In 2015 Latsis was the second wealthiest Greek, ranked #782 on the 2015 Forbes list of the world's richest people. Latsis saw his wealth significantly decline during Greece's recession, with stocks of his EFG Eurobank, Lamda Development and Hellenic Petroleum all falling significantly in 2011, but recovered in 2013. Latsis invited the President of the European Commission, José Manuel Durão Barroso, who had been a student friend at the University of Geneva, to be a guest on his yacht. Subsequently, allegations were made in the press that this influenced the Commissions decisions but Barroso dismissed those.

In 2020 Latsis was officially dropped off by the Forbes world's richest people list.

==Business interests==
The family's largest holding is its EFG Bank European Financial Group in Luxembourg, a private banking group that operates in many jurisdictions. The Group holds over 40% of EFG International listed in Switzerland on the Zurich Stock Exchange, which is a global private banking group offering private banking and asset management services. EFGI's group of private banking businesses operates in around 30 locations worldwide, with 3,151 employees and manages CHF153.8bn of client assets as of December 2019.

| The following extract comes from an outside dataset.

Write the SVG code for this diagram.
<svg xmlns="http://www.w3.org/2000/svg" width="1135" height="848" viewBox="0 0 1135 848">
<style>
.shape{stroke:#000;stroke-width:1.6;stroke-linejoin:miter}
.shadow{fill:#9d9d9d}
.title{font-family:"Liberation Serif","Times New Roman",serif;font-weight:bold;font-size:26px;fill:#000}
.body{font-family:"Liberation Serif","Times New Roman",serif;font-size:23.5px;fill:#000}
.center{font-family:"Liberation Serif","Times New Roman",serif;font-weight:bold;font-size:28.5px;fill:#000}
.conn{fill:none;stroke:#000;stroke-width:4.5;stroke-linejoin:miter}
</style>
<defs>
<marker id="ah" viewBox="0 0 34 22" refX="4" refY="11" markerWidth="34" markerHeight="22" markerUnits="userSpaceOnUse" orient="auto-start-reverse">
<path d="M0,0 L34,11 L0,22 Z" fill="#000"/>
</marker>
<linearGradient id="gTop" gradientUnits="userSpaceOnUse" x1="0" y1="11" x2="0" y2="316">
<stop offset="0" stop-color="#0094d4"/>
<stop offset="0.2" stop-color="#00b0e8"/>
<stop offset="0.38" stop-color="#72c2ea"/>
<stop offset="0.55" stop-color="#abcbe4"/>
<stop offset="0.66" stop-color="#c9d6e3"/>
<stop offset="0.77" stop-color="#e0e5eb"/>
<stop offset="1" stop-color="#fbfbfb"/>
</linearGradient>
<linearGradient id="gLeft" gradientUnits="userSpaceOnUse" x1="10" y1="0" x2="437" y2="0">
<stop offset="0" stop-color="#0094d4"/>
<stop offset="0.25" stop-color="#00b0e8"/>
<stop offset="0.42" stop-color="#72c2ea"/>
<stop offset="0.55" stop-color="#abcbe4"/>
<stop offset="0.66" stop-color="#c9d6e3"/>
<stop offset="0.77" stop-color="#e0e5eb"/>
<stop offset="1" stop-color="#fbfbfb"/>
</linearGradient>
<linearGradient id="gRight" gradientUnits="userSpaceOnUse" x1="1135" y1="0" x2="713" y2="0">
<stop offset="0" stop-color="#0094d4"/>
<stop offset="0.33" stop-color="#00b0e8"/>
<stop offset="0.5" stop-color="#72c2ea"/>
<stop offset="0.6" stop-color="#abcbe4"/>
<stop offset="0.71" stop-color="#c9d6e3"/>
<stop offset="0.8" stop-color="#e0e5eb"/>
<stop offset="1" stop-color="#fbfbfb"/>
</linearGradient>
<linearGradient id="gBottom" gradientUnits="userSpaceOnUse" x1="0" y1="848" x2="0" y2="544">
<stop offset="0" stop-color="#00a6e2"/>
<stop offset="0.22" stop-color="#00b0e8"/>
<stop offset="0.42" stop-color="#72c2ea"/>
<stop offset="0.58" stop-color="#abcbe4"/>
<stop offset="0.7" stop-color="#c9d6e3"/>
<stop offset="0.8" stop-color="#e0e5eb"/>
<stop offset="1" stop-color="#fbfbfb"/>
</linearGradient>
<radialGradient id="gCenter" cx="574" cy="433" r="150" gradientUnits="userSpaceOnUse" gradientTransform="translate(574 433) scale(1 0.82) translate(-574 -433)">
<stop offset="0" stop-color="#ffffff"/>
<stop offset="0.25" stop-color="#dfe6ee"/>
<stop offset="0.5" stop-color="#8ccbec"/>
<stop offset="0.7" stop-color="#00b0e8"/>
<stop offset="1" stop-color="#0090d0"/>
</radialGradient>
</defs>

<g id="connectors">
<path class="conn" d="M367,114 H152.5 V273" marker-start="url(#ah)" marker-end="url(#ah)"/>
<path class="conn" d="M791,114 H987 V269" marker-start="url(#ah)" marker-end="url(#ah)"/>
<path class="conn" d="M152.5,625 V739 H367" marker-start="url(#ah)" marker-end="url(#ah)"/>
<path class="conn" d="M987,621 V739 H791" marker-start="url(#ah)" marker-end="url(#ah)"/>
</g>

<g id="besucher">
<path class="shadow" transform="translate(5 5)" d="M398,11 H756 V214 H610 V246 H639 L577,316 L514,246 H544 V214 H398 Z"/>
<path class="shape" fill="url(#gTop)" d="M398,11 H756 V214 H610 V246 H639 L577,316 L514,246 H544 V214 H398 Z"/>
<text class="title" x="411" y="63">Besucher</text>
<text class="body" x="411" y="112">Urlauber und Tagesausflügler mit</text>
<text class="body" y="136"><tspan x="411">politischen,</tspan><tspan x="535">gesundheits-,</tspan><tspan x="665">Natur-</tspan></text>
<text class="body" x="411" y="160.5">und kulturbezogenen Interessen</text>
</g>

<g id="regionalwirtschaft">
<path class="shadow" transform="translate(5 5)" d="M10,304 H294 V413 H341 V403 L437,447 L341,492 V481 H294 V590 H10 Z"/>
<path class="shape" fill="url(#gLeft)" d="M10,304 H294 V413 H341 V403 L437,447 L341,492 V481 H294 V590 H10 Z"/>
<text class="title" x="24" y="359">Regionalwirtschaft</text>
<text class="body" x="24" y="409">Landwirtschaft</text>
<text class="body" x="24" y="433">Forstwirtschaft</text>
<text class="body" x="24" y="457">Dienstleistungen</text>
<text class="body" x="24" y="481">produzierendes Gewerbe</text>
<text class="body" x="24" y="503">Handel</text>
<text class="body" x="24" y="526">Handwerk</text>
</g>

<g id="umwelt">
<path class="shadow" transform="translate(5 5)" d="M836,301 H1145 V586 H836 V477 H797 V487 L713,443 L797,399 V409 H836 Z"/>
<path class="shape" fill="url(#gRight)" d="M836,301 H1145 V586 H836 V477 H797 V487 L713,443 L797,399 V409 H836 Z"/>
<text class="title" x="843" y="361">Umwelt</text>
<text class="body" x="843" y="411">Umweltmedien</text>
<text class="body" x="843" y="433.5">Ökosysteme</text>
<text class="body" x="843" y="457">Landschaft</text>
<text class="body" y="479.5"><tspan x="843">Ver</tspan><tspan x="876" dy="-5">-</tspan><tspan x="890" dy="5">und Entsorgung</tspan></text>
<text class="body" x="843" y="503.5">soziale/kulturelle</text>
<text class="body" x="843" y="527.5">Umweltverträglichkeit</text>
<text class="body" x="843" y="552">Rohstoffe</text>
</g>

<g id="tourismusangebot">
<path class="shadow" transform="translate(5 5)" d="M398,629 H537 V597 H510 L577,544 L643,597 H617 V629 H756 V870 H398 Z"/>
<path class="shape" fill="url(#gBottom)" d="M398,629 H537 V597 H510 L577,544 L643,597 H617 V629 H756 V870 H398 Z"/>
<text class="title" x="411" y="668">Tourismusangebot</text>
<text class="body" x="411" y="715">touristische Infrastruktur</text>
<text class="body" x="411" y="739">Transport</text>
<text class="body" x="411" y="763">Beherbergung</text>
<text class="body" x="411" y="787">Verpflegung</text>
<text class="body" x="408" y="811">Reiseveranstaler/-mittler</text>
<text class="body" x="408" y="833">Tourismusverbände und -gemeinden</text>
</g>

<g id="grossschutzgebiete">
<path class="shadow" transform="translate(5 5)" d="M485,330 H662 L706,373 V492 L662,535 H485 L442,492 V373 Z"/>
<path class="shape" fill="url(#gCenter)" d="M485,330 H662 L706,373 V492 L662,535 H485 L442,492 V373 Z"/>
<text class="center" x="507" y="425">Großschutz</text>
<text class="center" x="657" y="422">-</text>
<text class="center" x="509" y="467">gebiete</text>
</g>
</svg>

The Latsis family fortune, managed by Spiro Latsis, includes more than 42% in Hellenic Petroleum, a major petroleum player in Southern Europe, through its ownership of Paneuropean Oil and Industrial Holdings S.A.. The Latsis group also controls Lamda Development, a real estate group based in Athens. Lamda Development projects include The Mall Athens, which opened in 2005, and Golden Hall Mall, also in Athens. Latsis also started PrivateAir, a jet charter service with over 50 planes in its repertoire serving affluent European and American travelers, and which he has since sold.

==Controversies==
===Swiss Federal Prosecutor's Office investigation===
In June 2024, it was reported that the family office of Spiros Latsis in Geneva had been raided in November 2023 as part of a Swiss Federal Prosecutor's Office inquiry into suspected money laundering and bribery cases. According to the Swiss website Gotham City, the investigation involved two companies controlled by the Latsis family: Hardstone Services SA and Société d'études techniques et économiques (SETE) SA, which manages the Latsis family's assets.

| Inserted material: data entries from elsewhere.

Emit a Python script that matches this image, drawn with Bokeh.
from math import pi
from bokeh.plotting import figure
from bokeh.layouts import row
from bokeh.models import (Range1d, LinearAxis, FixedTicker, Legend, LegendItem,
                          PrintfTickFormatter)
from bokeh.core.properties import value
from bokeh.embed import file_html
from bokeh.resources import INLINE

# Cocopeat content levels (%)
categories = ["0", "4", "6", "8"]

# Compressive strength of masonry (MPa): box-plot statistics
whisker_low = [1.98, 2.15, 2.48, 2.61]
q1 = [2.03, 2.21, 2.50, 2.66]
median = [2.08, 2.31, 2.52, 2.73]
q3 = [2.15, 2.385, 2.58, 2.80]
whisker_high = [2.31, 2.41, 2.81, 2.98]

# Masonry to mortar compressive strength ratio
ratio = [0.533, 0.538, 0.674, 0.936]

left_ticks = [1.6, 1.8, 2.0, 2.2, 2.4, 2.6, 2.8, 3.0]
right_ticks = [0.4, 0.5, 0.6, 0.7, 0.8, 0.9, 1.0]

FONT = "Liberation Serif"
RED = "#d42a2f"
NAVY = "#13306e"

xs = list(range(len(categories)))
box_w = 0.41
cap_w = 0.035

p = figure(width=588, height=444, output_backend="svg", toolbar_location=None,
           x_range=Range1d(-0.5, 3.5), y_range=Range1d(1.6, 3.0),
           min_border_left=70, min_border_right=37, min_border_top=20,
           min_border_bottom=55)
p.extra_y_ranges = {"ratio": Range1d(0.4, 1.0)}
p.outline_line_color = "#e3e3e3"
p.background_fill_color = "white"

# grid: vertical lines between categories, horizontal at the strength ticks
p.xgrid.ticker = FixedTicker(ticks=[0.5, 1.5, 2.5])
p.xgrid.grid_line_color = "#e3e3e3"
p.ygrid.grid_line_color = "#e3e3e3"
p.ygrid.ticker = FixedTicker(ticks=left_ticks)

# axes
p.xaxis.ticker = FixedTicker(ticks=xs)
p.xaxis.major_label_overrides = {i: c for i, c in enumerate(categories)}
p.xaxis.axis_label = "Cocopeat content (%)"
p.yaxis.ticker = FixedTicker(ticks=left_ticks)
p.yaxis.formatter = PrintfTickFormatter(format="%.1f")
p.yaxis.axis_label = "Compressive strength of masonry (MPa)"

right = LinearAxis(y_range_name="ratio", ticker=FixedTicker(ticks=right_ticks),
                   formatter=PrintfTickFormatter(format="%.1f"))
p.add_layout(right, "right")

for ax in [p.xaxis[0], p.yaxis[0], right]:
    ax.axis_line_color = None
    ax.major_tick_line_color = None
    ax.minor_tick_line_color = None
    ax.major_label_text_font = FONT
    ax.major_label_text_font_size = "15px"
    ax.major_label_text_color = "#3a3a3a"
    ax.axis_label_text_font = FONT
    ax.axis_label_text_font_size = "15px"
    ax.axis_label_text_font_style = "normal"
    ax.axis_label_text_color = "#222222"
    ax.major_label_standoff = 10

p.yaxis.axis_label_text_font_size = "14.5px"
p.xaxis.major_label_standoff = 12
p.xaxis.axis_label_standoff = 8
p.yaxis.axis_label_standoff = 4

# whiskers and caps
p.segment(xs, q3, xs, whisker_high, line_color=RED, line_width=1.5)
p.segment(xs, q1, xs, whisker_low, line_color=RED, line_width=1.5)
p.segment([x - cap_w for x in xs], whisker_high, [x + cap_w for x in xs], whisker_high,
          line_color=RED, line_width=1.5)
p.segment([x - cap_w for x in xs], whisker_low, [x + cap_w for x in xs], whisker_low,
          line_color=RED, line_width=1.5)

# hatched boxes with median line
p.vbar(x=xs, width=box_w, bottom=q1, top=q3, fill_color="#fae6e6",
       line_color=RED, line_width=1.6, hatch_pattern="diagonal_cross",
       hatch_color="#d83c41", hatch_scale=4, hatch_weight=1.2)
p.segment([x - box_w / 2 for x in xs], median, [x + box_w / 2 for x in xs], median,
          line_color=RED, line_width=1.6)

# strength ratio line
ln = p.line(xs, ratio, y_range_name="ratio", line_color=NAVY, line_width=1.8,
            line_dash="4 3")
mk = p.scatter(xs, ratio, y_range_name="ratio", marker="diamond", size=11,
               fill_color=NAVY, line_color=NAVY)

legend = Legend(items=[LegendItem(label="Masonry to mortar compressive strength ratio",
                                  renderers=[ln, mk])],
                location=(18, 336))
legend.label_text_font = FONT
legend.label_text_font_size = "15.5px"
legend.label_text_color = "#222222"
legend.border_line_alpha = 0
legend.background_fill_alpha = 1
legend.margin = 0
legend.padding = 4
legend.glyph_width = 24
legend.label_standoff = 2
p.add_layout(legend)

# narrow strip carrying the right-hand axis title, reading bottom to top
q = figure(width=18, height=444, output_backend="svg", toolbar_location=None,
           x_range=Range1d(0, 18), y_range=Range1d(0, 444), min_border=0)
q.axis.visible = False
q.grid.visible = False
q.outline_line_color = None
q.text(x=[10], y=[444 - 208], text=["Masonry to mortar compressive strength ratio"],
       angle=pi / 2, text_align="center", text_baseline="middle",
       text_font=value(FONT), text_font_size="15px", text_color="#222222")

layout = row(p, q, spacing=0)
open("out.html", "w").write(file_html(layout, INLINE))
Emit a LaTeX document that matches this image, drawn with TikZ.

The investigation, which began on 15 January 2020, reportedly concerns suspected bribery of Fahad Al Rajaan, the former director of Kuwait's Public Institution for Social Security (PIFSS). Al Rajaan, who is now deceased, allegedly received commissions in exchange for awarding mandates to manage public funds to several Swiss banks. The companies SETE SA and Hardstone Services SA are alleged to have paid commissions to offshore companies, with some funds allegedly ending up in an account of a person who was a front for Al Rajaan in the Bahamas.

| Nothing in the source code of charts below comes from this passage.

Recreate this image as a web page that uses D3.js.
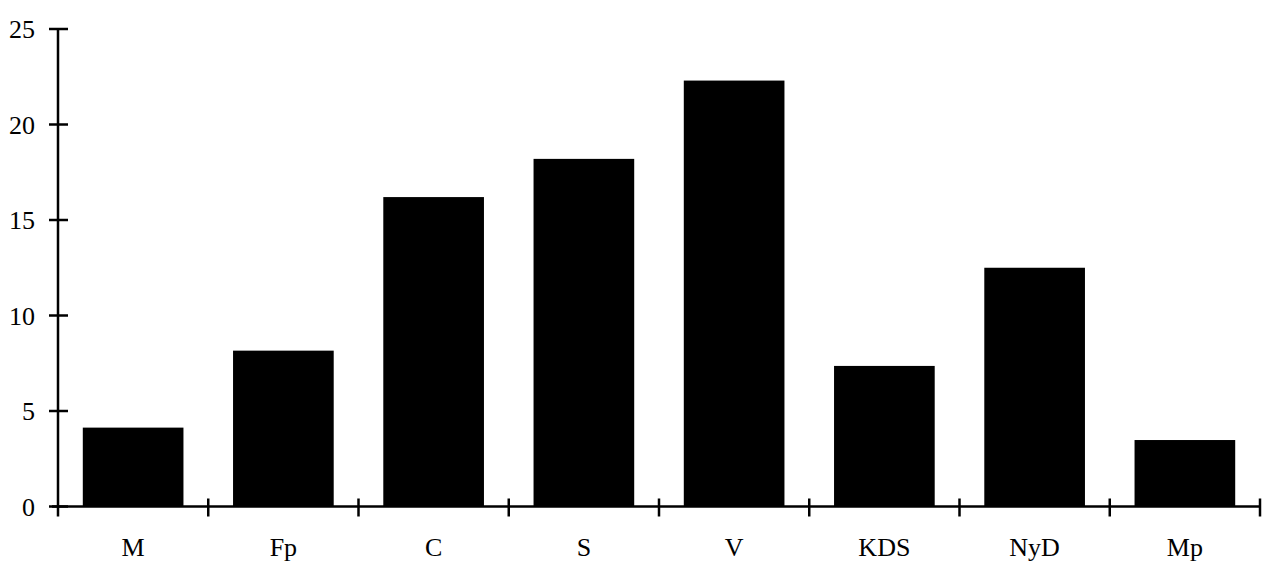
<!DOCTYPE html>
<html>
<head>
<meta charset="utf-8">
<script src="https://cdn.jsdelivr.net/npm/d3@7"></script>
<style>
html,body{margin:0;padding:0;background:#fff;}
svg{display:block;}
text{font-family:"Liberation Serif","DejaVu Serif",serif;fill:#000;}
</style>
</head>
<body>
<svg id="chart" width="1266" height="561"></svg>
<script>
const categories = ["M","Fp","C","S","V","KDS","NyD","Mp"];
const values = [4.13, 8.16, 16.2, 18.2, 22.3, 7.36, 12.5, 3.48];
const yTicks = [0,5,10,15,20,25];

(function(){
const svg = d3.select("#chart");
const mLeft = 58, mRight = 1260, mTop = 29, mBottom = 506.5;

const x = d3.scaleBand().domain(categories).range([mLeft, mRight])
  .paddingInner(0.33).paddingOuter(0.165);
const y = d3.scaleLinear().domain([0,25]).range([mBottom, mTop]);

// bars
svg.append("g").selectAll("rect").data(categories).join("rect")
  .attr("x", d => x(d))
  .attr("width", x.bandwidth())
  .attr("y", (d,i) => y(values[i]))
  .attr("height", (d,i) => y(0) - y(values[i]))
  .attr("fill", "#000");

// y axis
const ya = svg.append("g");
ya.append("line").attr("x1", mLeft).attr("x2", mLeft)
  .attr("y1", y(25)).attr("y2", mBottom + 10)
  .attr("stroke", "#000").attr("stroke-width", 2.5);
ya.selectAll("line.t").data(yTicks).join("line").attr("class","t")
  .attr("x1", mLeft - 9).attr("x2", mLeft + 10)
  .attr("y1", d => y(d)).attr("y2", d => y(d))
  .attr("stroke", "#000").attr("stroke-width", 2.5);
ya.selectAll("text").data(yTicks).join("text")
  .attr("x", 35).attr("y", d => y(d))
  .attr("dy", "0.35em")
  .attr("text-anchor", "end")
  .attr("font-size", 26)
  .text(d => d);

// x axis
const xa = svg.append("g");
xa.append("line").attr("x1", mLeft - 6).attr("x2", mRight)
  .attr("y1", mBottom).attr("y2", mBottom)
  .attr("stroke", "#000").attr("stroke-width", 2.5);
const step = x.step();
const boundaries = categories.map((d,i) => x(d) - x.paddingOuter()*step + step);
xa.selectAll("line.t").data(boundaries).join("line").attr("class","t")
  .attr("x1", d => d).attr("x2", d => d)
  .attr("y1", mBottom - 8).attr("y2", mBottom + 10)
  .attr("stroke", "#000").attr("stroke-width", 2.5);
xa.selectAll("text").data(categories).join("text")
  .attr("x", d => x(d) + x.bandwidth()/2)
  .attr("y", 556)
  .attr("text-anchor", "middle")
  .attr("font-size", 26)
  .text(d => d);
})();
</script>
</body>
</html>
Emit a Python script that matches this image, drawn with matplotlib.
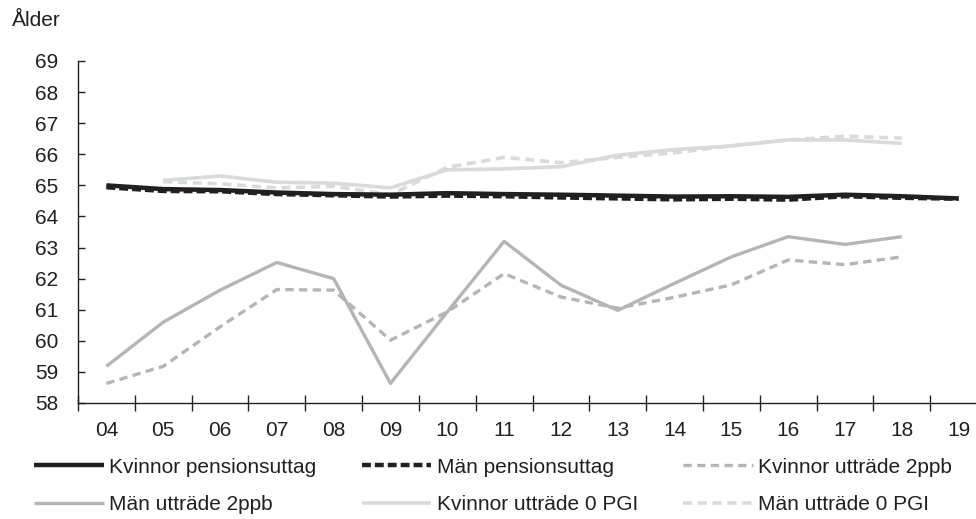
import matplotlib
matplotlib.use("Agg")
import matplotlib.pyplot as plt
import numpy as np

years = ["04", "05", "06", "07", "08", "09", "10", "11", "12", "13", "14", "15", "16", "17", "18", "19"]
kv_pension = [65.0, 64.88, 64.85, 64.77, 64.72, 64.7, 64.75, 64.72, 64.7, 64.67, 64.64, 64.65, 64.63, 64.7, 64.65, 64.58]
man_pension = [64.94, 64.82, 64.81, 64.72, 64.68, 64.64, 64.67, 64.65, 64.61, 64.58, 64.55, 64.57, 64.54, 64.65, 64.6, 64.57]
kv_2ppb = [58.63, 59.18, 60.45, 61.65, 61.63, 60.02, 60.93, 62.16, 61.41, 61.05, 61.4, 61.8, 62.6, 62.45, 62.7, None]
man_2ppb = [59.18, 60.6, 61.63, 62.52, 62.0, 58.63, 60.93, 63.2, 61.79, 60.98, 61.85, 62.7, 63.35, 63.1, 63.35, None]
kv_0pgi = [None, 65.16, 65.3, 65.1, 65.07, 64.92, 65.5, 65.53, 65.6, 65.97, 66.15, 66.27, 66.46, 66.46, 66.35, None]
man_0pgi = [None, 65.12, 65.05, 64.92, 64.97, 64.7, 65.58, 65.9, 65.73, 65.9, 66.05, 66.27, 66.46, 66.58, 66.52, None]

labels = ["Kvinnor pensionsuttag", "Män pensionsuttag", "Kvinnor utträde 2ppb",
          "Män utträde 2ppb", "Kvinnor utträde 0 PGI", "Män utträde 0 PGI"]

plt.rcParams['font.family'] = ['Liberation Sans', 'DejaVu Sans']

W, H = 976, 519
fig = plt.figure(figsize=(W / 100, H / 100), dpi=100)
ax = fig.add_axes([78 / W, 1 - 403 / H, (987 - 78) / W, (403 - 61) / H])

x = np.arange(len(years))

def arr(v):
    return np.array([np.nan if a is None else a for a in v], dtype=float)

black = "#231f20"
mid = "#b5b5b8"
light = "#d9dadb"
FS = 15

series = [
    (kv_pension, black, "-", 3.2),
    (man_pension, black, (0, (2.0, 0.9)), 3.2),
    (kv_2ppb, mid, (0, (2.5, 1.6)), 2.4),
    (man_2ppb, mid, "-", 2.4),
    (kv_0pgi, light, "-", 2.6),
    (man_0pgi, light, (0, (2.5, 1.6)), 2.6),
]
order = [4, 5, 3, 2, 1, 0]
handles = [None] * 6
for i in order:
    vals, c, ls, lw = series[i]
    ln, = ax.plot(x, arr(vals), color=c, linestyle=ls, linewidth=lw, label=labels[i],
                  solid_capstyle="butt", dash_capstyle="butt")
    handles[i] = ln

ax.set_xlim(-0.5, len(years) - 0.5)
ax.set_ylim(58, 69)
ax.set_yticks(np.arange(58, 70, 1))
ax.tick_params(axis="y", direction="in", length=5, width=1, colors=black, labelsize=FS, pad=14)
ax.set_xticks(np.arange(-0.5, len(years), 1))
ax.set_xticklabels([])
ax.tick_params(axis="x", which="major", direction="inout", length=12, width=1, colors=black)
ax.set_xticks(x, minor=True)
ax.set_xticklabels(years, minor=True)
ax.tick_params(axis="x", which="minor", length=0, labelsize=FS, pad=13, labelcolor=black)
for lab in ax.get_yticklabels():
    lab.set_color(black)

for s in ["top", "right"]:
    ax.spines[s].set_visible(False)
for s in ["left", "bottom"]:
    ax.spines[s].set_color(black)
    ax.spines[s].set_linewidth(1.0)

fig.text(12 / W, 1 - 20 / H, "Ålder", fontsize=FS, color=black, va="center", ha="left")

# row-major order for a 3-column legend (matplotlib fills column-wise)
leg_idx = [0, 3, 1, 4, 2, 5]
leg = fig.legend(handles=[handles[i] for i in leg_idx], labels=[labels[i] for i in leg_idx],
                 ncol=3, loc="center left",
                 bbox_to_anchor=(34 / W, 1 - 486 / H), frameon=False, fontsize=FS,
                 handlelength=3.35, handletextpad=0.25, columnspacing=2.18,
                 labelspacing=0.9, borderaxespad=0, borderpad=0)
for t in leg.get_texts():
    t.set_color(black)

fig.savefig("out.png", dpi=100)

According to SETE's press release and statements from their legal representative, neither Spiros Latsis nor the two companies under investigation are directly involved in the investigation or have been charged with any offense by the Swiss Federal Public Prosecutor's Office.

==Honours, recognition, and philanthropy==
In 2006 Latsis received an honorary doctorate from Witten/Herdecke University in Witten, Germany recognizing his work in the field of economics.

In addition to his various business holdings, Latsis (with his family) helps to fund the John S. Latsis Public Benefit Foundation and the International Latsis Foundation in Geneva. In 2012, he transferred around $300 million of his Greek banking stock holdings to various members of the Latsis family, with a contribution also going to the Foundation.

The John S. Latsis Public Benefit Foundation helps to fund programs in the areas of education, scientific research, social welfare, and culture. The Geneva Foundation funds five scientific awards per annum as well as a number of conferences at the Swiss Polytechnic Institutes in Lausanne and Zurich as well as the University of Geneva.